##### Dataset excerpt

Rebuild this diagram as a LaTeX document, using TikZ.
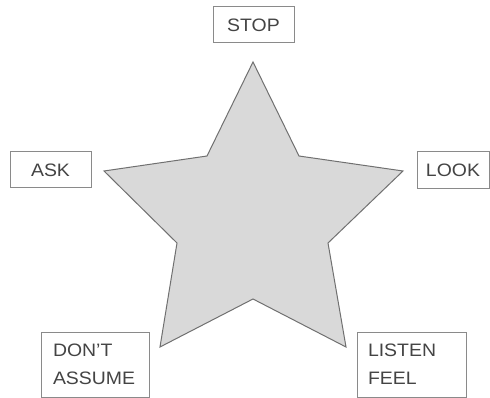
\documentclass[tikz,border=0pt]{standalone}
\usepackage{fontspec}
\setmainfont[FakeStretch=1.08]{Liberation Sans}
\definecolor{boxgray}{HTML}{8A8A8A}
\definecolor{txtgray}{HTML}{444444}
\definecolor{starline}{HTML}{707070}
\definecolor{starfill}{HTML}{D9D9D9}
\begin{document}
\begin{tikzpicture}[x=1pt,y=-1pt,
  box/.style={draw=boxgray, line width=1pt, text=txtgray,
    font=\fontsize{18}{28}\selectfont, inner sep=0pt},
  twoline/.style={box, align=left}]
\useasboundingbox (0,0) rectangle (490,398);
\fill[white] (0,0) rectangle (490,398);
\draw[draw=starline, fill=starfill, line width=1pt, line join=miter]
  (253,62) -- (299,156) -- (403,171) -- (328,243) -- (346,347)
  -- (253,299) -- (160,347) -- (177,243) -- (104,171) -- (207,156) -- cycle;
\node[box, minimum width=81pt, minimum height=36pt] (stop) at (253.5,25) {STOP};
\node[box, minimum width=81pt, minimum height=36pt] (ask) at (50.5,170) {ASK};
\node[box, minimum width=72pt, minimum height=37pt] (look) at (453,170.5) {LOOK};
\node[twoline, text width=84pt, minimum width=108pt, minimum height=65pt] (assume) at (95,364.5) {DON’T\\ASSUME};
\node[twoline, text width=87pt, minimum width=109pt, minimum height=65pt] (listen) at (411.5,364.5) {LISTEN\\FEEL};
\end{tikzpicture}
\end{document}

##########

◆ **Task statement**: Quote the full listing above word for word; exclude every picture from the copy.

◆ **Complete answer**:
Rebuild this diagram as a LaTeX document, using TikZ.
\documentclass[tikz,border=0pt]{standalone}
\usepackage{fontspec}
\setmainfont[FakeStretch=1.08]{Liberation Sans}
\definecolor{boxgray}{HTML}{8A8A8A}
\definecolor{txtgray}{HTML}{444444}
\definecolor{starline}{HTML}{707070}
\definecolor{starfill}{HTML}{D9D9D9}
\begin{document}
\begin{tikzpicture}[x=1pt,y=-1pt,
  box/.style={draw=boxgray, line width=1pt, text=txtgray,
    font=\fontsize{18}{28}\selectfont, inner sep=0pt},
  twoline/.style={box, align=left}]
\useasboundingbox (0,0) rectangle (490,398);
\fill[white] (0,0) rectangle (490,398);
\draw[draw=starline, fill=starfill, line width=1pt, line join=miter]
  (253,62) -- (299,156) -- (403,171) -- (328,243) -- (346,347)
  -- (253,299) -- (160,347) -- (177,243) -- (104,171) -- (207,156) -- cycle;
\node[box, minimum width=81pt, minimum height=36pt] (stop) at (253.5,25) {STOP};
\node[box, minimum width=81pt, minimum height=36pt] (ask) at (50.5,170) {ASK};
\node[box, minimum width=72pt, minimum height=37pt] (look) at (453,170.5) {LOOK};
\node[twoline, text width=84pt, minimum width=108pt, minimum height=65pt] (assume) at (95,364.5) {DON’T\\ASSUME};
\node[twoline, text width=87pt, minimum width=109pt, minimum height=65pt] (listen) at (411.5,364.5) {LISTEN\\FEEL};
\end{tikzpicture}
\end{document}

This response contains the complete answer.